When you want to froth your milk, follow step 1 the same. Then, once you close the steam wand, instead of waiting for the light to come back on(1 minute), only wait 40-45 seconds*, THEN open the wand with the light still on. Why? Because the pressure in the boiler will drop, and cause the heating element to remain on the entire time you are steaming, allowing you to steam your milk the whole time with 100% of the machines steam power.
It might sound like a little more work then is neccesary, but on a single boiler machine like the Lelit(or a silvia, or Gaggia) its almost required to achieve microfoam. After one or two times doing it, you will see a big difference in the pitcher, and it will just become part of your routine.

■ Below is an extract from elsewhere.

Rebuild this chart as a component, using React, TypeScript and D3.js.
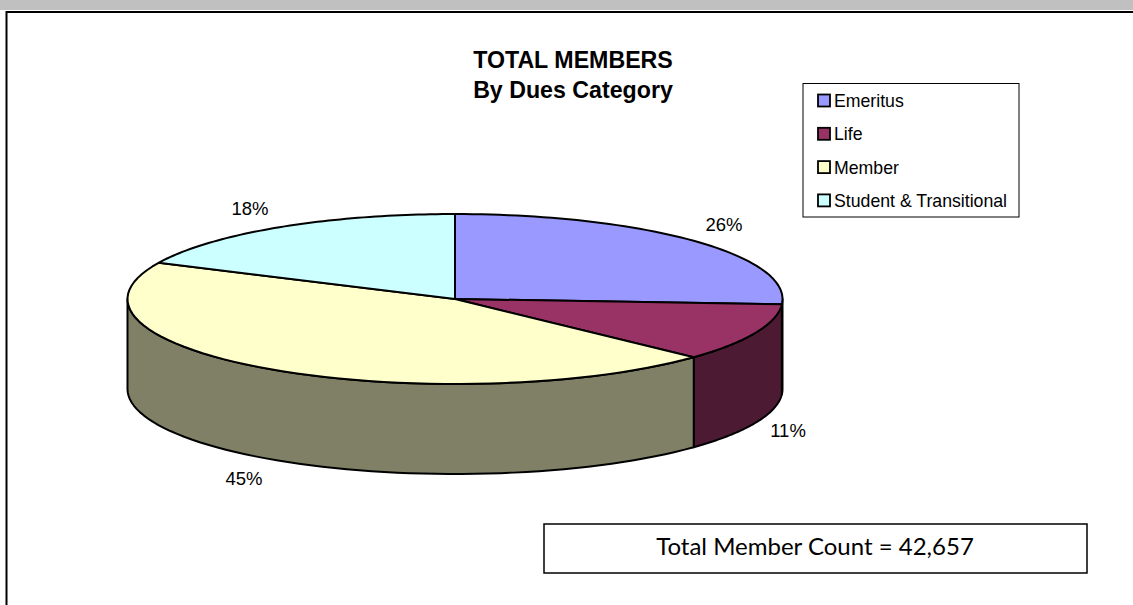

I also HIGHLY suggest you read the article on this website about Milk Frothing. Its got a bunch of sections, from the very simple "how to froth", to a pretty geeky article on the different characteristics of milk fat, and how it relates to frothing, as well as some helpful hints on pouring latte art. Heres is a Link to the Article. Make a presspot of your favorite brew, sit down, and read the whole thing through. Afterwards, if you're not absolutley dieing to blast through a couple gallons of milk and hone your technique, head on over to YouTube and check out the plethora of milk frothing videos and latte art videos.. Namely, This Video. That video right there helped me a great deal when I upgraded to my current machine, as I had trouble adjusting to the much more powerful steam then a single boiler. Dont worry, soon you'll be pouring a double rosetta on every drink, and you'll be bored doing so :)
Good Luck, and let us know how it goes!
*All the numbers and times in this post are purely for an example only. It may take more or less time then I noted for the light to go on/off, you'll just have to experiment and see. The article I linked you to explains how to temp surf the steam mode as well, I believe.